• _TASK BRIEF_
Leaving the pictures out, print the lines from the first line of the listing through the line containing "plt.rcParams['lines.scale_dashes'] = False", exactly as they read, and no others.

• _DATASET SECTION_
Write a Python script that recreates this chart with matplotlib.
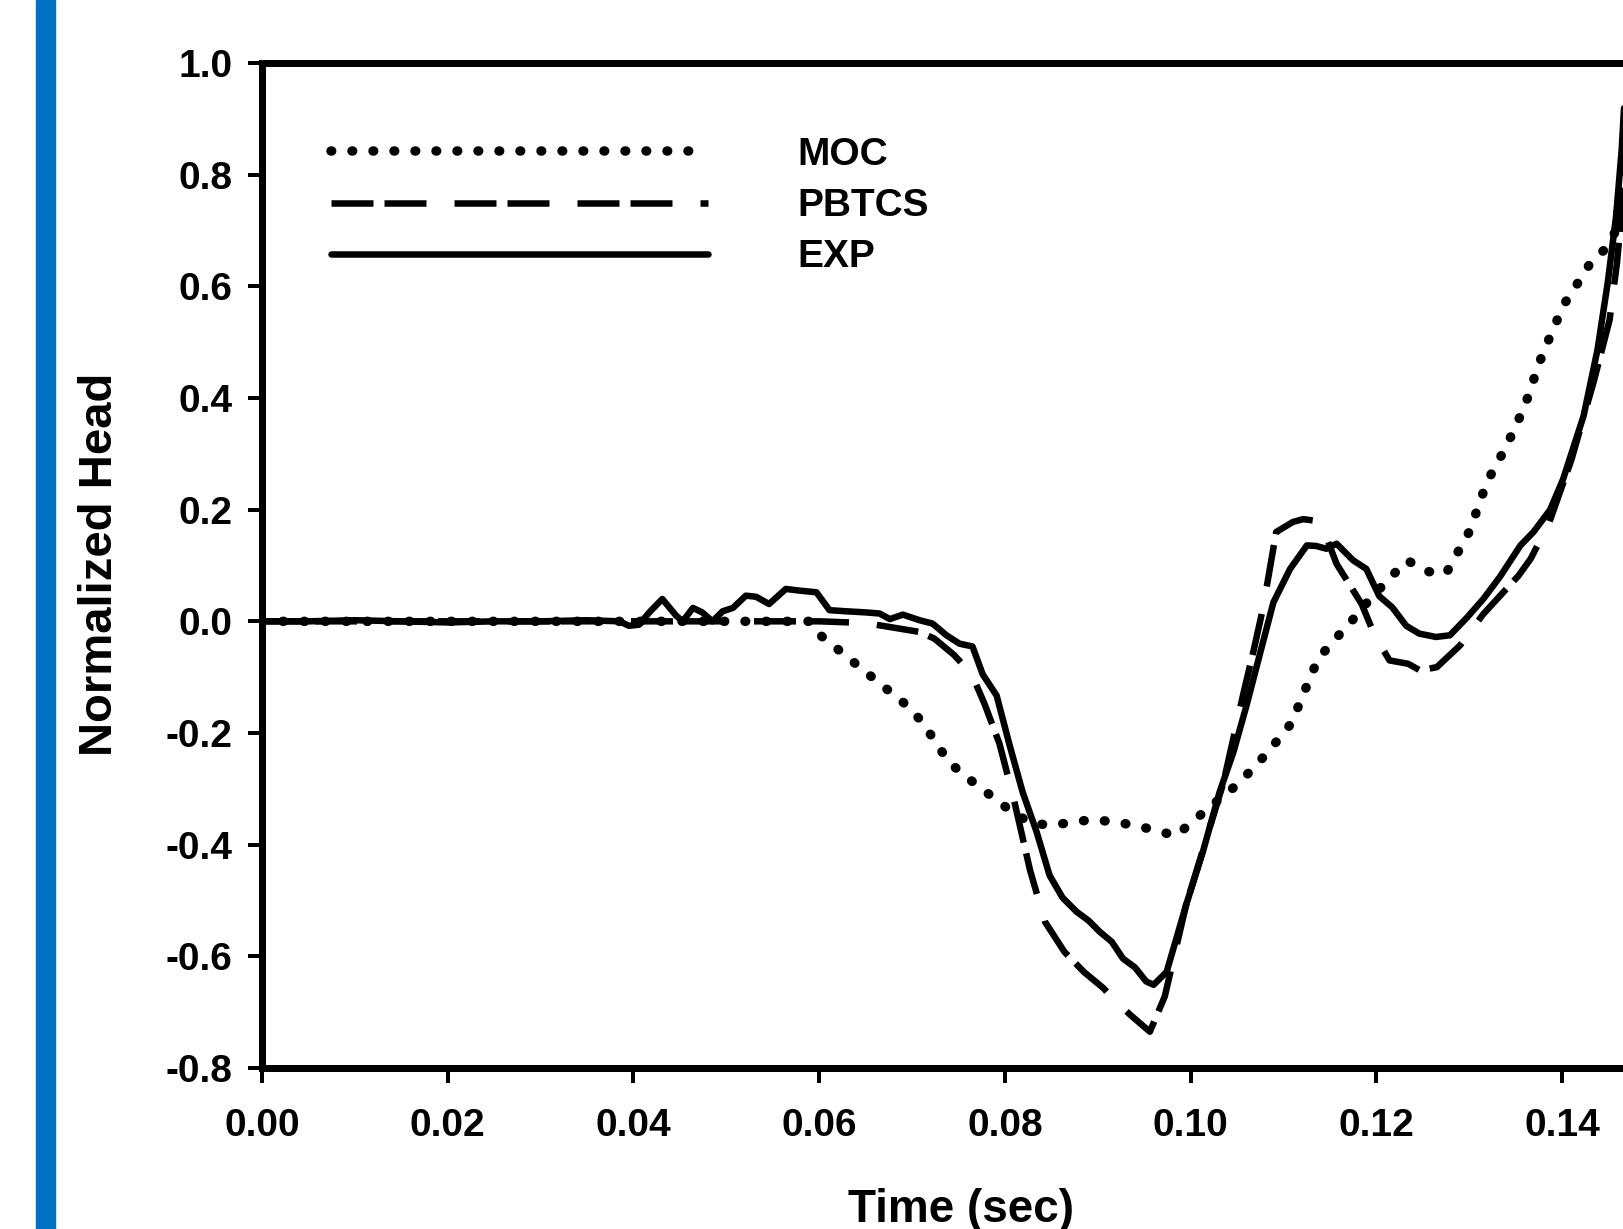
import matplotlib
matplotlib.use("Agg")
import matplotlib.pyplot as plt
from matplotlib.lines import Line2D
from matplotlib.patches import Rectangle

plt.rcParams['font.family'] = ['Liberation Sans', 'DejaVu Sans']
plt.rcParams['font.weight'] = 'bold'
plt.rcParams['axes.unicode_minus'] = False
plt.rcParams['lines.scale_dashes'] = False

# ---- data ----
exp_t = [0.000, 0.005, 0.010, 0.015, 0.020, 0.025, 0.030, 0.035, 0.0385, 0.0395,
         0.0406, 0.0417, 0.0431, 0.0446, 0.0453, 0.0464, 0.0474, 0.0485, 0.0496, 0.0507,
         0.0521, 0.0532, 0.0546, 0.0564, 0.0579, 0.0597, 0.0611, 0.0629, 0.0650, 0.0665,
         0.0676, 0.0690, 0.0708, 0.0722, 0.0737, 0.0751, 0.0765, 0.0776, 0.0791, 0.0805,
         0.0819, 0.0834, 0.0848, 0.0862, 0.0877, 0.0890, 0.0902, 0.0915, 0.0927, 0.0940,
         0.0952, 0.0960, 0.0974, 0.0995, 0.1013, 0.1031, 0.1046, 0.1060, 0.1075, 0.1089,
         0.1107, 0.1125, 0.1135, 0.1146, 0.1157, 0.1175, 0.1189, 0.1203, 0.1217, 0.1232,
         0.1246, 0.1264, 0.1279, 0.1297, 0.1315, 0.1333, 0.1355, 0.1369, 0.1387, 0.1401,
         0.1423, 0.1438, 0.1449, 0.1458, 0.1464, 0.1468, 0.1472]
exp_h = [0.000, 0.000, 0.002, 0.000, -0.002, 0.000, 0.000, 0.002, 0.000, -0.008,
         -0.006, 0.016, 0.040, 0.010, 0.000, 0.024, 0.016, 0.000, 0.018, 0.024,
         0.046, 0.044, 0.031, 0.058, 0.055, 0.052, 0.020, 0.018, 0.016, 0.014,
         0.004, 0.012, 0.002, -0.004, -0.025, -0.040, -0.045, -0.095, -0.133, -0.222,
         -0.306, -0.377, -0.455, -0.495, -0.520, -0.536, -0.556, -0.574, -0.604, -0.620,
         -0.645, -0.651, -0.628, -0.508, -0.413, -0.306, -0.234, -0.151, -0.055, 0.034,
         0.094, 0.136, 0.135, 0.130, 0.139, 0.109, 0.094, 0.045, 0.025, -0.008,
         -0.022, -0.028, -0.025, 0.006, 0.040, 0.080, 0.136, 0.160, 0.200, 0.255,
         0.368, 0.487, 0.607, 0.726, 0.845, 0.964, 1.050]

pbtcs_t = [0.000, 0.030, 0.060, 0.0650, 0.0668, 0.0708, 0.0724, 0.0745, 0.0764, 0.0778,
           0.0794, 0.0809, 0.0827, 0.0843, 0.0864, 0.0885, 0.0906, 0.0916, 0.0935, 0.0956,
           0.0972, 0.0995, 0.1013, 0.1035, 0.1057, 0.1068, 0.1076, 0.1082, 0.1092, 0.1110,
           0.1121, 0.1135, 0.1148, 0.1157, 0.1184, 0.1198, 0.1214, 0.1234, 0.1247, 0.1265,
           0.1290, 0.1315, 0.1353, 0.1366, 0.1386, 0.1410, 0.1434, 0.1451, 0.1459, 0.1466,
           0.1475]
pbtcs_h = [0.000, 0.000, 0.000, -0.003, -0.008, -0.019, -0.031, -0.060, -0.094, -0.148,
           -0.219, -0.315, -0.446, -0.538, -0.592, -0.628, -0.657, -0.675, -0.705, -0.735,
           -0.672, -0.508, -0.410, -0.290, -0.127, -0.050, 0.010, 0.064, 0.160, 0.178,
           0.183, 0.180, 0.142, 0.103, 0.031, -0.025, -0.070, -0.076, -0.088, -0.082,
           -0.043, 0.013, 0.082, 0.112, 0.177, 0.290, 0.430, 0.540, 0.643, 0.774,
           0.950]

moc_t = [0.000, 0.059, 0.0602, 0.0623, 0.0645, 0.0668, 0.0691, 0.0711, 0.0725, 0.0740,
         0.0761, 0.0783, 0.0805, 0.0828, 0.0851, 0.0872, 0.0894, 0.0916, 0.0939, 0.0961,
         0.0984, 0.1006, 0.1029, 0.1051, 0.1073, 0.1092, 0.1110, 0.1118, 0.1128, 0.1137,
         0.1155, 0.1175, 0.1194, 0.1214, 0.1233, 0.1256, 0.1275, 0.1288, 0.1300, 0.1308,
         0.1316, 0.1326, 0.1339, 0.1349, 0.1359, 0.1367, 0.1374, 0.1383, 0.1392, 0.1402,
         0.1416, 0.1430, 0.1445, 0.1458, 0.1470]
moc_h = [0.000, 0.000, -0.026, -0.054, -0.084, -0.115, -0.146, -0.180, -0.216, -0.253,
         -0.282, -0.310, -0.338, -0.362, -0.365, -0.360, -0.355, -0.359, -0.365, -0.374,
         -0.384, -0.353, -0.321, -0.291, -0.253, -0.216, -0.179, -0.142, -0.104, -0.067,
         -0.033, 0.004, 0.042, 0.077, 0.109, 0.089, 0.086, 0.125, 0.161, 0.198,
         0.236, 0.273, 0.310, 0.347, 0.383, 0.421, 0.458, 0.495, 0.530, 0.568,
         0.604, 0.641, 0.665, 0.700, 0.900]

x_ticks = [0.00, 0.02, 0.04, 0.06, 0.08, 0.10, 0.12, 0.14]
y_ticks = [-0.8, -0.6, -0.4, -0.2, 0.0, 0.2, 0.4, 0.6, 0.8, 1.0]
series_names = ['MOC', 'PBTCS', 'EXP']

W, H = 1624, 1229
fig = plt.figure(figsize=(W / 100, H / 100), dpi=100)

# blue bar at the left edge
fig.patches.append(Rectangle((36 / W, 0), 19 / W, 1, transform=fig.transFigure,
                             color='#0070C0', zorder=0))

ax = fig.add_axes([262 / W, 161 / H, (1748 - 262) / W, (1166 - 161) / H])

px = 0.72  # pixels -> points
dot_style = dict(color='black', lw=9.5 * px, dashes=[0.5, 21 * px - 0.5],
                 dash_capstyle='round', solid_capstyle='round')
dash_style = dict(color='black', lw=6.5 * px, dashes=[42 * px, 11 * px, 42 * px, 28 * px],
                  dash_capstyle='butt')
solid_style = dict(color='black', lw=6.5 * px, solid_capstyle='round', solid_joinstyle='round')

ax.plot(moc_t, moc_h, **dot_style)
ax.plot(pbtcs_t, pbtcs_h, **dash_style)
ax.plot(exp_t, exp_h, **solid_style)

ax.set_xlim(0, 0.16)
ax.set_ylim(-0.8, 1.0)
ax.set_xticks(x_ticks)
ax.set_yticks(y_ticks)
ax.set_xticklabels(['%.2f' % v for v in x_ticks])
ax.set_yticklabels(['%.1f' % v for v in y_ticks])

for s in ax.spines.values():
    s.set_linewidth(7 * px)
ax.tick_params(axis='both', direction='out', width=4 * px, labelsize=28)
ax.tick_params(axis='y', length=14 * px, pad=11)
ax.tick_params(axis='x', length=15 * px, pad=18)
for lab in ax.get_xticklabels() + ax.get_yticklabels():
    lab.set_fontweight('bold')

handles = [Line2D([], [], **dot_style),
           Line2D([], [], **dash_style),
           Line2D([], [], **solid_style)]
leg = ax.legend(handles, series_names, loc='upper left',
                bbox_to_anchor=((331 - 262) / (1748 - 262), (1068 - 137) / (1068 - 63)),
                frameon=False, borderpad=0, borderaxespad=0,
                handlelength=9.7, handletextpad=2.3, labelspacing=0.39,
                prop={'size': 28, 'weight': 'bold'})

fig.text(100 / W, (H - 564) / H, 'Normalized Head', rotation=90, ha='center', va='center',
         fontsize=34, fontweight='bold')
fig.text(961 / W, 7 / H, 'Time (sec)', ha='center', va='baseline',
         fontsize=33, fontweight='bold')

fig.savefig('out.png', dpi=100)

• _ANSWER TO THE TASK_
Write a Python script that recreates this chart with matplotlib.
import matplotlib
matplotlib.use("Agg")
import matplotlib.pyplot as plt
from matplotlib.lines import Line2D
from matplotlib.patches import Rectangle

plt.rcParams['font.family'] = ['Liberation Sans', 'DejaVu Sans']
plt.rcParams['font.weight'] = 'bold'
plt.rcParams['axes.unicode_minus'] = False
plt.rcParams['lines.scale_dashes'] = False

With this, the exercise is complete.